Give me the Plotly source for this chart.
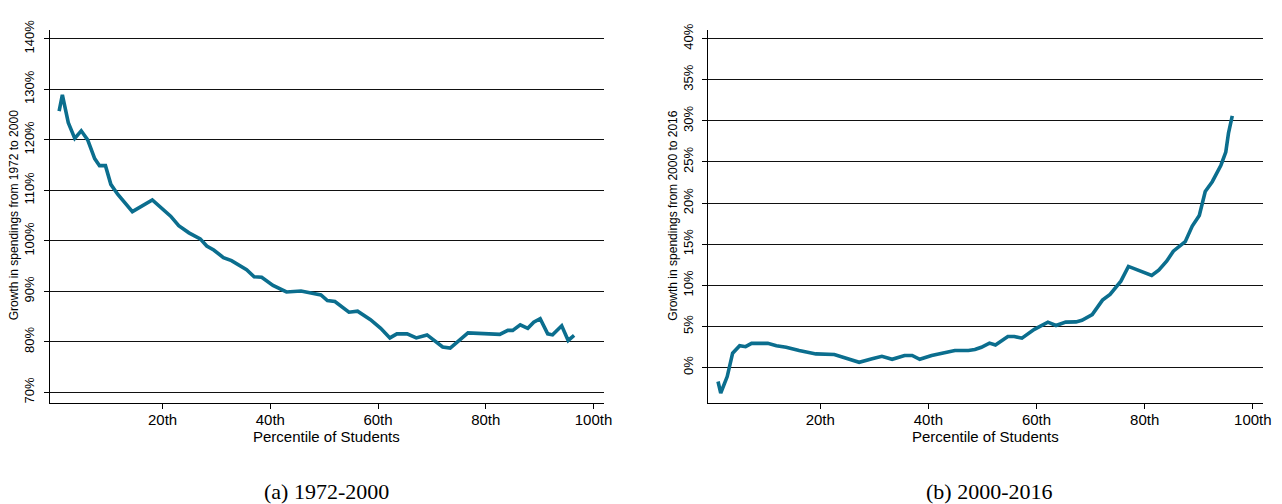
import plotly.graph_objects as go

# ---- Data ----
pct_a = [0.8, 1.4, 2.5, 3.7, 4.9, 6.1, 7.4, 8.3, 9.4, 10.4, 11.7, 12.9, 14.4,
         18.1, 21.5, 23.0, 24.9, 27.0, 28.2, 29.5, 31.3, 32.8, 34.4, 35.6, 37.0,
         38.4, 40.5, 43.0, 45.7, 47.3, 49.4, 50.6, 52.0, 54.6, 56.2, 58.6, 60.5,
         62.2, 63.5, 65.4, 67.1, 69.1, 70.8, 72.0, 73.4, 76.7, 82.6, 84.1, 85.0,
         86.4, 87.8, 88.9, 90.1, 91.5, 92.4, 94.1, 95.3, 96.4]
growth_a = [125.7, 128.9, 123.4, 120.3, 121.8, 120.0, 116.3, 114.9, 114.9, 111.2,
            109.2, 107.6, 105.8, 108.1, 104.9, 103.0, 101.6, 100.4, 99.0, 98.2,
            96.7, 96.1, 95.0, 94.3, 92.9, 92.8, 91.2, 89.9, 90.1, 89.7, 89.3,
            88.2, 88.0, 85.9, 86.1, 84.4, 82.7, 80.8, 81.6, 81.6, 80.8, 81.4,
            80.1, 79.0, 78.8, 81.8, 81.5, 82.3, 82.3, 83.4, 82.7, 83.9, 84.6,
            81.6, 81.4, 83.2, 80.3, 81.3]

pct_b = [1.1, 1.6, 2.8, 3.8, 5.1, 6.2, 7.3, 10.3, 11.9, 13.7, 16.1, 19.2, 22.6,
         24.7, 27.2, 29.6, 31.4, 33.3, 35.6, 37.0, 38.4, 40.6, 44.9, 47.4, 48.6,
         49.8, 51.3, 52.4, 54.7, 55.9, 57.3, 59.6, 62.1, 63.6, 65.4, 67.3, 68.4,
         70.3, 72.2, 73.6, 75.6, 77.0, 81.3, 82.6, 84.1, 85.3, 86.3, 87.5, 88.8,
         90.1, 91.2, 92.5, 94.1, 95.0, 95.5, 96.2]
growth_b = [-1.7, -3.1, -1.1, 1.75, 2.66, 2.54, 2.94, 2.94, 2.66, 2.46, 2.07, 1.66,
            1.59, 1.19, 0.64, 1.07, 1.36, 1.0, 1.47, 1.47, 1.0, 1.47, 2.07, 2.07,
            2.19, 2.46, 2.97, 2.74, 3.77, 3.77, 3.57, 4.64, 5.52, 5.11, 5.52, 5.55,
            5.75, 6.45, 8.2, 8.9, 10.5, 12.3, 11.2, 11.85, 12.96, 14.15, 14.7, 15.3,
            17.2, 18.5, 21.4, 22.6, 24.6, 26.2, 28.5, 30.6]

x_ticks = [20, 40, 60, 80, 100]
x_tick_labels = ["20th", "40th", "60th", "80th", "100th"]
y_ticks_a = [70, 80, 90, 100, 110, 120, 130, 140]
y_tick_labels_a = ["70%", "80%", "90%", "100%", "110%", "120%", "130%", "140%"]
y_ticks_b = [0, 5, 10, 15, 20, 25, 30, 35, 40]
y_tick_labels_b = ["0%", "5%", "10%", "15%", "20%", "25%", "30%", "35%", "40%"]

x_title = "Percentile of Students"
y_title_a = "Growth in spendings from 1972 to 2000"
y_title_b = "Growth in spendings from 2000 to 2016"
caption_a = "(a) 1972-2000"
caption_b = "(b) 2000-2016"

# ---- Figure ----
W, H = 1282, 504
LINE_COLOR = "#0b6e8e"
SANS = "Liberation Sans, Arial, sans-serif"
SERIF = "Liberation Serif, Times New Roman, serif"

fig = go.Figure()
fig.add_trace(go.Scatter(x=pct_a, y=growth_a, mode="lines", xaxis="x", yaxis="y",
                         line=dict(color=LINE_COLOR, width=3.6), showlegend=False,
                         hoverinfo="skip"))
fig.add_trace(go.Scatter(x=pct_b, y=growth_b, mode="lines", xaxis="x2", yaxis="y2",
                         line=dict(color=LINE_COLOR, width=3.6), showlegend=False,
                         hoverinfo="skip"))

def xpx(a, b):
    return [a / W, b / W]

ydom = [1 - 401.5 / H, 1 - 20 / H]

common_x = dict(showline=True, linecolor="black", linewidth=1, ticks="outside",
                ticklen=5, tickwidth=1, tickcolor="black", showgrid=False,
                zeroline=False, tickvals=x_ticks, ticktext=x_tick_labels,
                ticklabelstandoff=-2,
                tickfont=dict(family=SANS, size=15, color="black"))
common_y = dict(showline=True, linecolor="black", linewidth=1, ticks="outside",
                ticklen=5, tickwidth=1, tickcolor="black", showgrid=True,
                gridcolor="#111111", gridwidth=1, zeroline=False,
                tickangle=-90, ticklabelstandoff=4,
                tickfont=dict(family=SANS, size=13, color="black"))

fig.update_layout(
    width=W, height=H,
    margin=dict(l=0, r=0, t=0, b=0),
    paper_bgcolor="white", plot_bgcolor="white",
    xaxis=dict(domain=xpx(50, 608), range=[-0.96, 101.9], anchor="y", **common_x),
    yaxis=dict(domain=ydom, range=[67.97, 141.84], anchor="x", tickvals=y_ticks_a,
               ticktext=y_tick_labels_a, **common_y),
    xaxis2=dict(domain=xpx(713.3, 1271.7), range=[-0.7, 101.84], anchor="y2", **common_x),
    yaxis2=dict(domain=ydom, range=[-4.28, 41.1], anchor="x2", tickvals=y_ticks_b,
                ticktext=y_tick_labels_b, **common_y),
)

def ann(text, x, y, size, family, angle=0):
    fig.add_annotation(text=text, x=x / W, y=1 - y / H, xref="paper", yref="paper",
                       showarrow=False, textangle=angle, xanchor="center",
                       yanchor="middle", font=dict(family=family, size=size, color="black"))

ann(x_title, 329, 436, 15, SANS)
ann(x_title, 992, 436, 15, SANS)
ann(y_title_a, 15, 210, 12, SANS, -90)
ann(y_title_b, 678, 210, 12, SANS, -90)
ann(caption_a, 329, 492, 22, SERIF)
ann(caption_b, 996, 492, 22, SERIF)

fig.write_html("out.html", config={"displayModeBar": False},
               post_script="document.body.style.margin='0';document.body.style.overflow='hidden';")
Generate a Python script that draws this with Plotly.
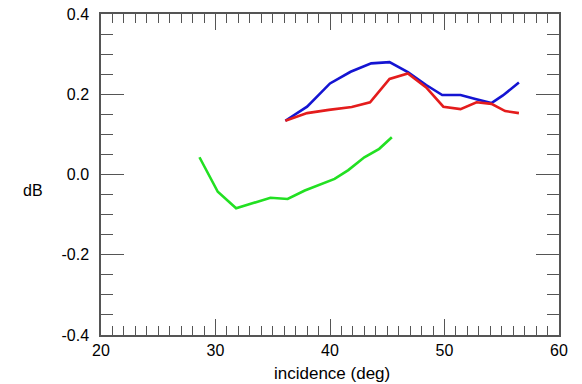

REQUIRED WORK: Beginning with the first line of the records above, extract each line exactly through the line that holds "81.6, 81.4, 83.2, 80.3, 81.3]", both ends included. Omit pictures.

REPLY TO THE TASK:
Give me the Plotly source for this chart.
import plotly.graph_objects as go

# ---- Data ----
pct_a = [0.8, 1.4, 2.5, 3.7, 4.9, 6.1, 7.4, 8.3, 9.4, 10.4, 11.7, 12.9, 14.4,
         18.1, 21.5, 23.0, 24.9, 27.0, 28.2, 29.5, 31.3, 32.8, 34.4, 35.6, 37.0,
         38.4, 40.5, 43.0, 45.7, 47.3, 49.4, 50.6, 52.0, 54.6, 56.2, 58.6, 60.5,
         62.2, 63.5, 65.4, 67.1, 69.1, 70.8, 72.0, 73.4, 76.7, 82.6, 84.1, 85.0,
         86.4, 87.8, 88.9, 90.1, 91.5, 92.4, 94.1, 95.3, 96.4]
growth_a = [125.7, 128.9, 123.4, 120.3, 121.8, 120.0, 116.3, 114.9, 114.9, 111.2,
            109.2, 107.6, 105.8, 108.1, 104.9, 103.0, 101.6, 100.4, 99.0, 98.2,
            96.7, 96.1, 95.0, 94.3, 92.9, 92.8, 91.2, 89.9, 90.1, 89.7, 89.3,
            88.2, 88.0, 85.9, 86.1, 84.4, 82.7, 80.8, 81.6, 81.6, 80.8, 81.4,
            80.1, 79.0, 78.8, 81.8, 81.5, 82.3, 82.3, 83.4, 82.7, 83.9, 84.6,
            81.6, 81.4, 83.2, 80.3, 81.3]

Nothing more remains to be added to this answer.